**Challenge:**
From the very first line of the data to the line containing "tick length (inward)", retype everything exactly, leaving the pictures behind.

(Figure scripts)
╔══
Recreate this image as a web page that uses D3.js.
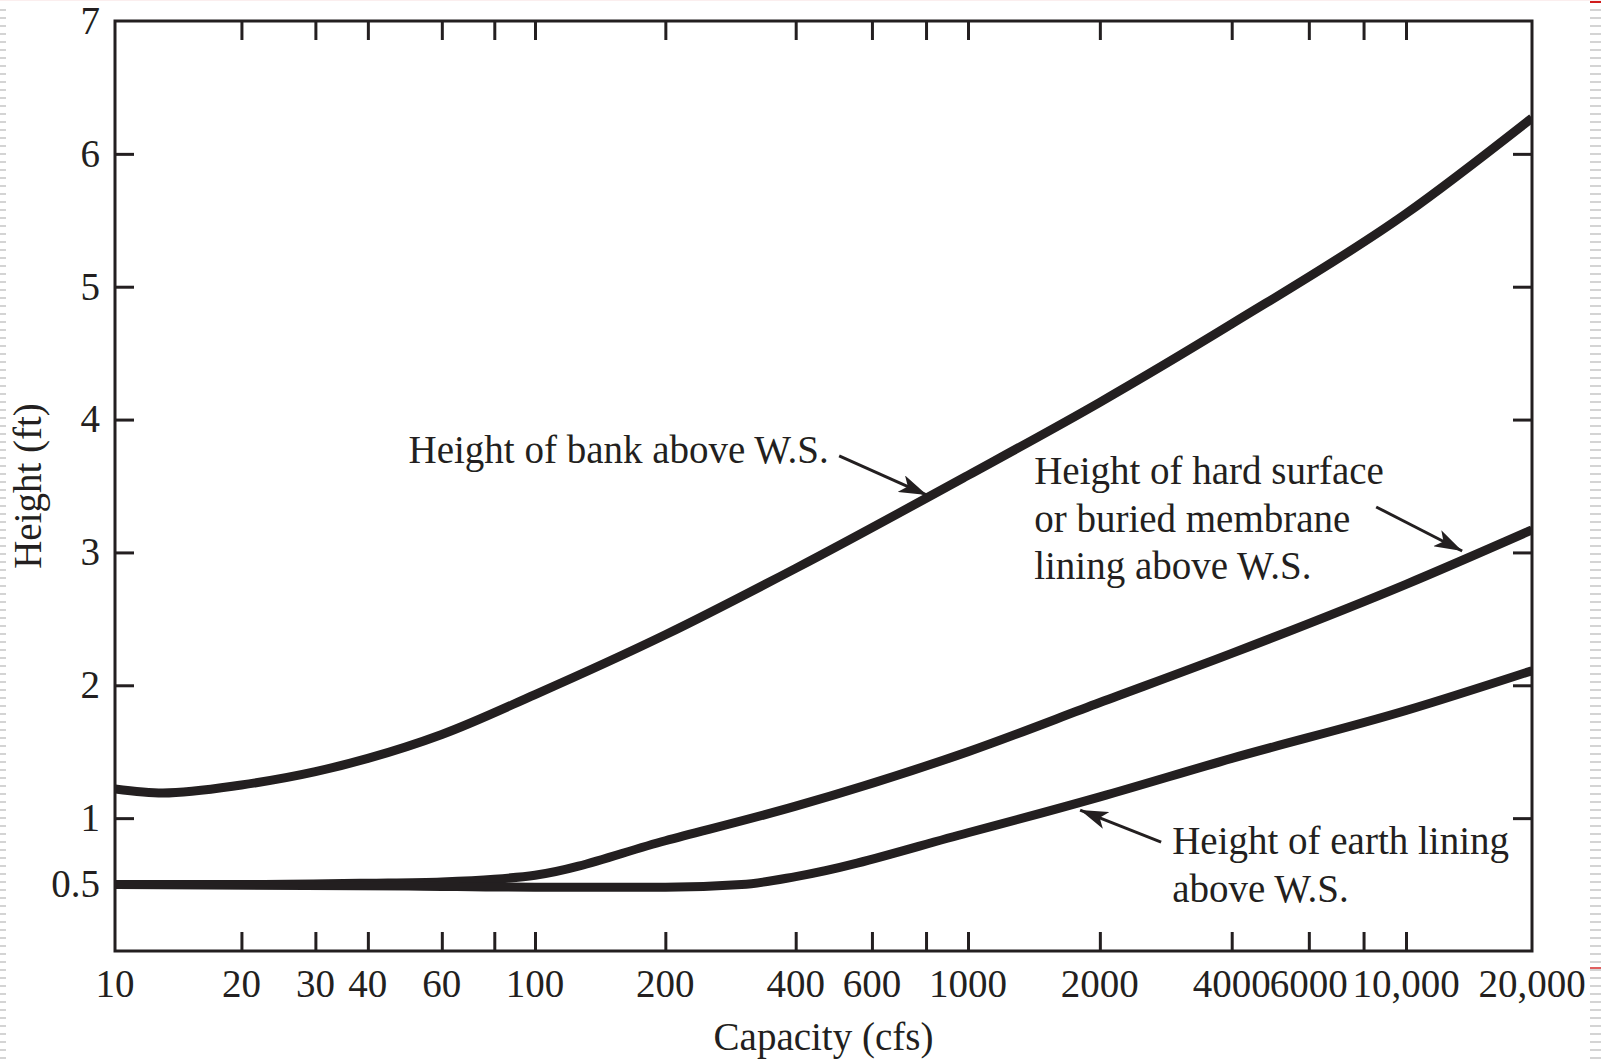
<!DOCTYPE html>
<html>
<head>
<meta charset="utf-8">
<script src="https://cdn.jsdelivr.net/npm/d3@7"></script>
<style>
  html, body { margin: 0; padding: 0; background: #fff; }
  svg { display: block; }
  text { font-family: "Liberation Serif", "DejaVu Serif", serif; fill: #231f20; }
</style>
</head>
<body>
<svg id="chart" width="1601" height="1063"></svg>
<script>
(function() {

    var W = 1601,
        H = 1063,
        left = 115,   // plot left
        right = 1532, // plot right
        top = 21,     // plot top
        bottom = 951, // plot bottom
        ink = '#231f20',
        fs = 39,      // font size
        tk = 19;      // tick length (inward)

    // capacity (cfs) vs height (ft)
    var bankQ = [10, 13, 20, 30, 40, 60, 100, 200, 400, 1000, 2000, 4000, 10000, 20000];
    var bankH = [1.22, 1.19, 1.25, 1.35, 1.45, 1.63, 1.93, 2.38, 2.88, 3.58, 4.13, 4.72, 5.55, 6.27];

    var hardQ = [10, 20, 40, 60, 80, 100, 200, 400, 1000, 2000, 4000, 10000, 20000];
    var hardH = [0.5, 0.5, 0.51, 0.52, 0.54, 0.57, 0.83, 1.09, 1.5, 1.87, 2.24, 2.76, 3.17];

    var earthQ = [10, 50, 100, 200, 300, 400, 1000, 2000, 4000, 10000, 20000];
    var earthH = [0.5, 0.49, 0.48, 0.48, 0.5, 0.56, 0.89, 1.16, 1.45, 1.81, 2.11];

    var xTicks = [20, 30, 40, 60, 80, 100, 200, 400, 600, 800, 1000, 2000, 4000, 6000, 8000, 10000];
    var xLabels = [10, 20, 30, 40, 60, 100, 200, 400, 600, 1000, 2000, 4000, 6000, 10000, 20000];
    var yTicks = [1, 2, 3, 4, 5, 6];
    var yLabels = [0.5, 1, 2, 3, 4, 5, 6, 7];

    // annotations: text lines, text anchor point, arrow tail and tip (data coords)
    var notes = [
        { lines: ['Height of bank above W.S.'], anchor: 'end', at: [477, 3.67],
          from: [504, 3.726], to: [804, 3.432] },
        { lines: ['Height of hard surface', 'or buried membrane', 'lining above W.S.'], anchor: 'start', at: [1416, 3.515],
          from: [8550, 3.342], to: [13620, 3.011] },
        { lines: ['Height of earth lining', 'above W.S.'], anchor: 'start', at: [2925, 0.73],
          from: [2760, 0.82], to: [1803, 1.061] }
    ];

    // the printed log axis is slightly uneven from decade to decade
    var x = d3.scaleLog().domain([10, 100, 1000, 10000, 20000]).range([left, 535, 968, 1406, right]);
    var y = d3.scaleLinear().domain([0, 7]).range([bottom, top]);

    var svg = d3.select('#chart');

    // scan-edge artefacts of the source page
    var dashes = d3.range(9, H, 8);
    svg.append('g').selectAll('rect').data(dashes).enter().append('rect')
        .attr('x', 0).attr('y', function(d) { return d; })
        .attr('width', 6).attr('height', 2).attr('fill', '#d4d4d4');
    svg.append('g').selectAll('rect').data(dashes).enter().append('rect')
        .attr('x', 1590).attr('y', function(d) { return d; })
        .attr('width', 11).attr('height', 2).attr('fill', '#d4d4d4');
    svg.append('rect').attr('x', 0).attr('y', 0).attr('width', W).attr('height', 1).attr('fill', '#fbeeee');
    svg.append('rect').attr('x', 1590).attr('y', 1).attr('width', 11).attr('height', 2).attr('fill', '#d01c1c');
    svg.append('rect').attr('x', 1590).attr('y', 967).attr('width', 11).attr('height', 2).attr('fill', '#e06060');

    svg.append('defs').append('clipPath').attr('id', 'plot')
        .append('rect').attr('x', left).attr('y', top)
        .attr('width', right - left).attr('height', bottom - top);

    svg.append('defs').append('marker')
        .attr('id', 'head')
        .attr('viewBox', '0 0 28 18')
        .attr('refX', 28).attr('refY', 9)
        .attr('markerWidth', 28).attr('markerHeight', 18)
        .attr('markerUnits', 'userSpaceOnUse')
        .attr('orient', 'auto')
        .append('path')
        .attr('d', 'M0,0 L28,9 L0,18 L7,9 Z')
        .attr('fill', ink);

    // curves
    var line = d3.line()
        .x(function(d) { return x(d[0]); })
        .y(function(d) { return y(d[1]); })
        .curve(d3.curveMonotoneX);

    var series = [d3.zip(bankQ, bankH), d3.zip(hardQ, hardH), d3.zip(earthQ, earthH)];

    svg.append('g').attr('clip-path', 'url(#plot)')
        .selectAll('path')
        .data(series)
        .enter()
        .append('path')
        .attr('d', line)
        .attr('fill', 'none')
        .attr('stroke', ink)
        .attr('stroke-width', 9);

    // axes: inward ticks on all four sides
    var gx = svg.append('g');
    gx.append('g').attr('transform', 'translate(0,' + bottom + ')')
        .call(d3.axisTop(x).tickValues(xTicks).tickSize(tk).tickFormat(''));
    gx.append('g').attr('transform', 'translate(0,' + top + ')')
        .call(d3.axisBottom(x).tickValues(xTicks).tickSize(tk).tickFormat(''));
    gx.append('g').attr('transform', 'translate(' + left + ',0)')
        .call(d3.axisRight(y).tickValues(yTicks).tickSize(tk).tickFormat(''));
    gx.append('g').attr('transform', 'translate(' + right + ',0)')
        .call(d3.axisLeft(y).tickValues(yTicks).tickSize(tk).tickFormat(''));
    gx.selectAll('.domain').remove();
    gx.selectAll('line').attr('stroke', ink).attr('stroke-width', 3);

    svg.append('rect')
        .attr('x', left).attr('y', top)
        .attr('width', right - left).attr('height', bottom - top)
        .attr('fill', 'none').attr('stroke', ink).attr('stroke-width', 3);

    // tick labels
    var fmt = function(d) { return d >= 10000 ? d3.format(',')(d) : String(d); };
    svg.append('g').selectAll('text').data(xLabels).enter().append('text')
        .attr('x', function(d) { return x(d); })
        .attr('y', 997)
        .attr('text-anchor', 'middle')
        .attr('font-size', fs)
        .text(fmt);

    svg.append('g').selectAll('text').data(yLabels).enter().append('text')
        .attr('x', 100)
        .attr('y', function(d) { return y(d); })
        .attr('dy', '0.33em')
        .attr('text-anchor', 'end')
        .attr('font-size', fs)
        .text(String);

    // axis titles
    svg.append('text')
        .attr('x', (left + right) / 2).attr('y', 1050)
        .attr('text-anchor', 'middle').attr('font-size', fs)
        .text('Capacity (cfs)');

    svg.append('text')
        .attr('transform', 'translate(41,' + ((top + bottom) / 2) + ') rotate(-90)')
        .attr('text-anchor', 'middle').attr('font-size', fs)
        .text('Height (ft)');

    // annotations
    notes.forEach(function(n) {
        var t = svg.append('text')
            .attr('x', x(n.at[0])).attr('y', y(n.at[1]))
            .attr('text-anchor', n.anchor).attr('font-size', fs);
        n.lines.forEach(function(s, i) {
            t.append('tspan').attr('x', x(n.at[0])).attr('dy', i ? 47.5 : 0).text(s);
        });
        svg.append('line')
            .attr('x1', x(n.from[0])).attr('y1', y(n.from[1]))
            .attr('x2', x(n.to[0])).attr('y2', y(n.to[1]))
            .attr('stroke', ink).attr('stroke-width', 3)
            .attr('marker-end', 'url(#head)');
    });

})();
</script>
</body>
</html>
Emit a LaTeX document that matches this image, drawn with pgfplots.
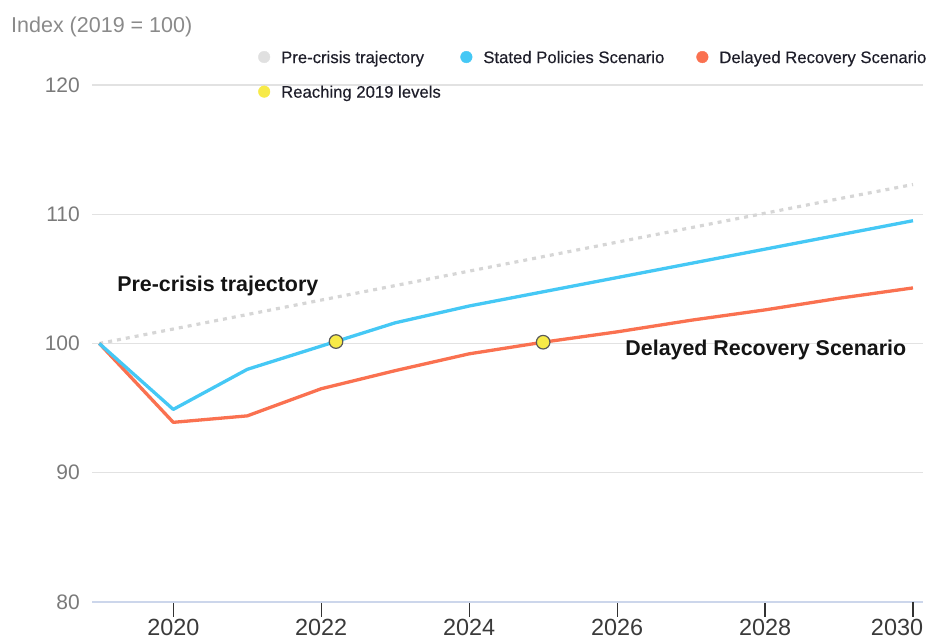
╚══
**Solution for this exercise:**
Recreate this image as a web page that uses D3.js.
<!DOCTYPE html>
<html>
<head>
<meta charset="utf-8">
<script src="https://cdn.jsdelivr.net/npm/d3@7"></script>
<style>
  html, body { margin: 0; padding: 0; background: #fff; }
  svg { display: block; }
  text { font-family: "Liberation Serif", "DejaVu Serif", serif; fill: #231f20; }
</style>
</head>
<body>
<svg id="chart" width="1601" height="1063"></svg>
<script>
(function() {

    var W = 1601,
        H = 1063,
        left = 115,   // plot left
        right = 1532, // plot right
        top = 21,     // plot top
        bottom = 951, // plot bottom
        ink = '#231f20',
        fs = 39,      // font size
        tk = 19;      // tick length (inward)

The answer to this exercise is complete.